El casting de Pasolini
Raúl Perrone vuelve sus orígenes al homenajear a uno de sus realizadores favoritos en en Corsario (2018), una propuesta más tradicional en cuanto a lo narrativo que experimenta con texturas, imágenes y formas en una posible continuidad de Pier Paolo Pasolini por el conurbano bonaerense para hacer una reflexión sobre el acto creativo y su correlato en la vida real.
En el arranque Pasolini y un asistente entrevistan a posibles actores para una próxima película. Es inevitable no imaginar al director en la misma situación casteando a aquellos jóvenes que pasan por la prueba.

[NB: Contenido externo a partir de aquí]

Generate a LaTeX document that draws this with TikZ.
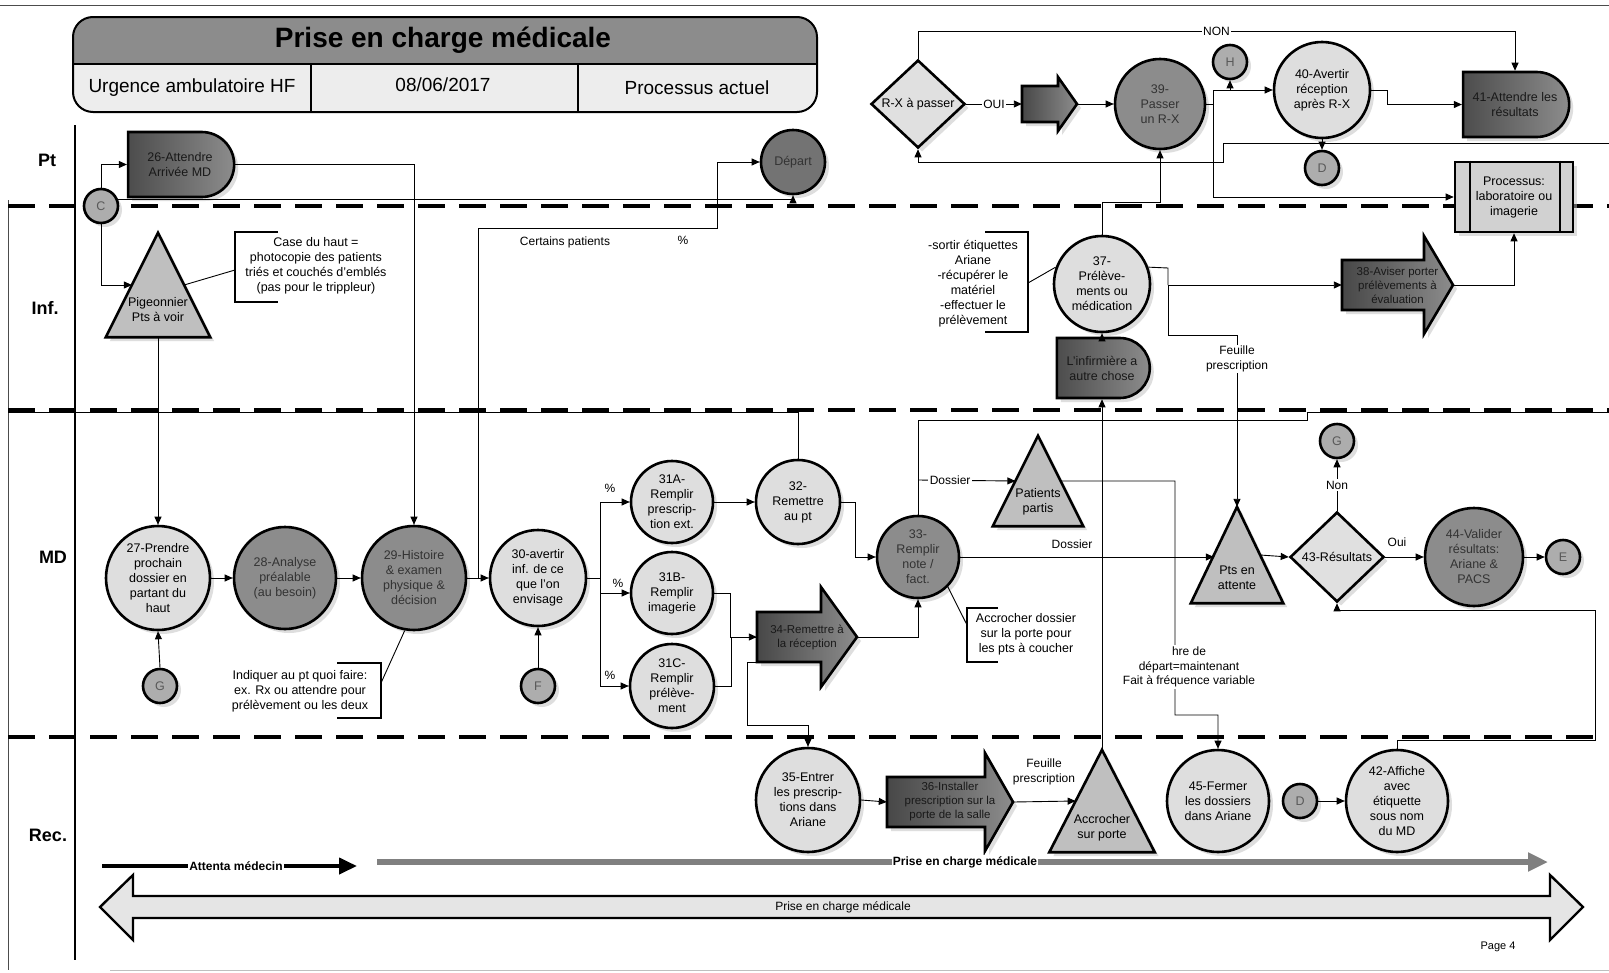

También es inevitable que la idea de “casting sábana” se entremezcle aún imaginando la rigurosidad y exigencia.
En el casting les dictan acciones y les hacen leer versos de Dylan Thomas en reiteradas oportunidades para evitar caer en el error de descartar por el descarte mismo a los participantes. Tras esas pruebas el realizador se aleja y comienza a transitar las calles del barrio en busca de jóvenes, seduciendo y dejándose seducir, ocultándose tras sus lentes y fumando sin parar.
Corsario devuelve la frescura de un Perrone primigenio, a su propuesta radical que con el tiempo se fue multiplicando, que lo hizo perder en laberintos creativos sin salida y que hasta la fecha lo llevan a producir y producir cine sin parar. Lo novedoso en esta oportunidad es, por un lado, la utilización de un personaje real y con anclaje histórico, mientras que por el otro, el director se anima a destruir la pantalla con un elemento técnico, una cámara estenopeica (restaurada para la oportunidad) con superficies que surgen por sí solas, emergen, brotan.
Entonces, ya no se podrá levantar el dedo para acusar por prejuicios, al contrario, al realizador desarrolla todo un trabajo que se desprende de cinematografías robustas, por lo que al aparecer y exigir otros formatos, las difuminaciones o sobreexposiciones forzadas (algo que sí realizaba en películas anteriores de manera deliberada), deviene en un resultado que la propia imagen vuelve artificio.
Corsario disfruta de actores ignotos para envolverlos en cine, brota celuloide (aunque ya no sea el material madre) en cada escena y en la plasticidad de la suma de encuadres y cuerpos como cuadros de antaño. El cine para Raúl Perrone es un lienzo, y en él cuenta experiencias, viajes al pasado y al presente, sólo como testimonio de su fidelidad a sí mismo, con el derrotero de un realizador que además supo conectarse con la gente desde su sensibilidad y, por decisión propia, luego no hable más. No es casual que en uno de los pasajes un niño le cuente a cómo alguien se ahogó en el río, meta mención a otra de sus películas en las que los cuerpos se representaban como meros objetos de la acción y conflictos.